Sync, work in progress, 2019 Holiday photos in a rural setting, synchronously photographed from eye level and from the sky. The images, double projections, indicate the presence of the "eye in the sky". Superimposition, the overlapping of photographic images, was a frequently used "special eﬀect" in cinema. It was used to visualize the supernatural, to show a spirit, dream or hallucinatory state of mind. The superimposition technique was used for the first time in the early 20th century. Based on the credibility of the photographic image, this technique was able to make the viewer believe in the fantastic that was portrayed. Semi-translucent shapes moved through the same space as the "normal" actors. "Spirits" detached themselves from bodies to live a life on their own. The "suspension of disbelief" caused the fantastic images that were shown - at least for the duration of the film – to be taken for granted. In the Sync series I respond to this "spirit notion" but at the same time show a new reality.

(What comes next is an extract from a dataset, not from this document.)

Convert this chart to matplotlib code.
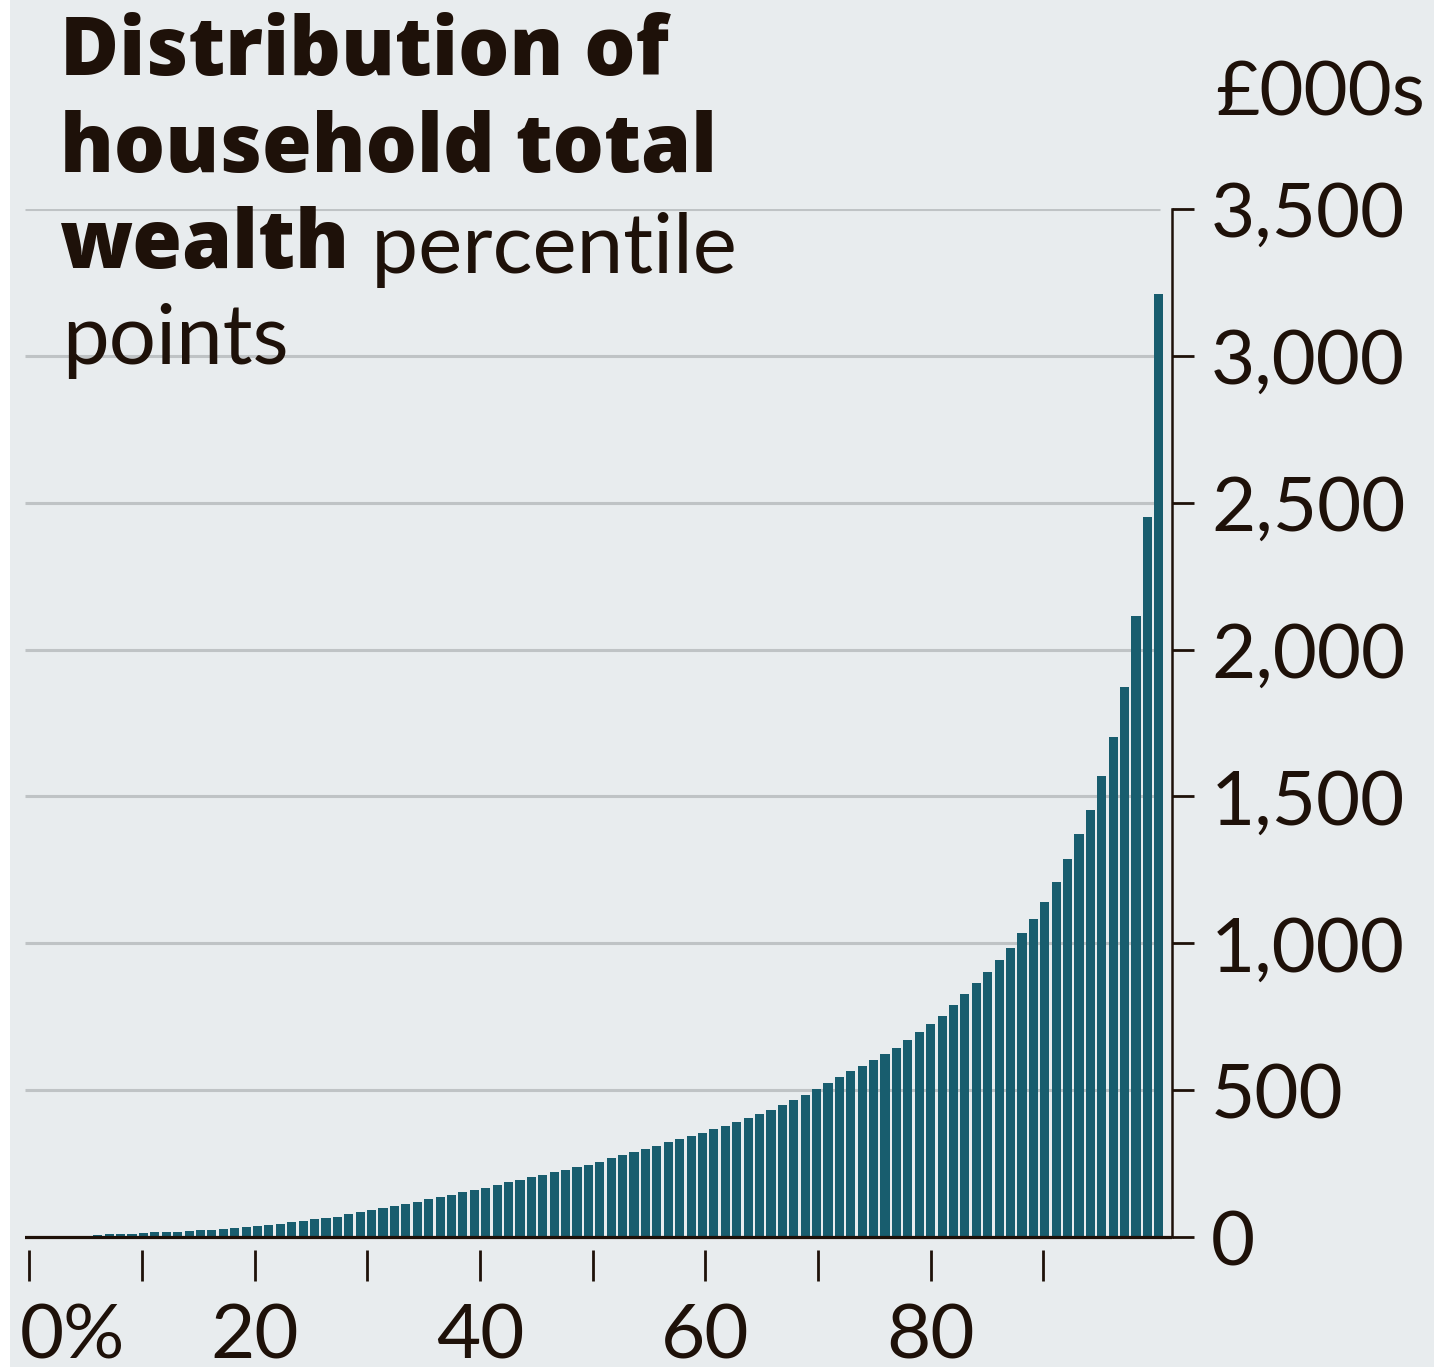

Martine Stig Martine Stig (b. 1972) is an artist based in Amsterdam. Point of departure in her work is the photographic image; the voyeuristic act: photography (verb) and the autonomic product: photo (noun). Whilst using the medium (and moving away from it) she researches its role in the perception of reality.
Technological progress extends our senses and turns our x-y-z world into a 360˚ space. Since we can virtually look from every high vantage point -with the help of drones and satellites- linear perspective and monocular rendition start to lose their universal self-evidence.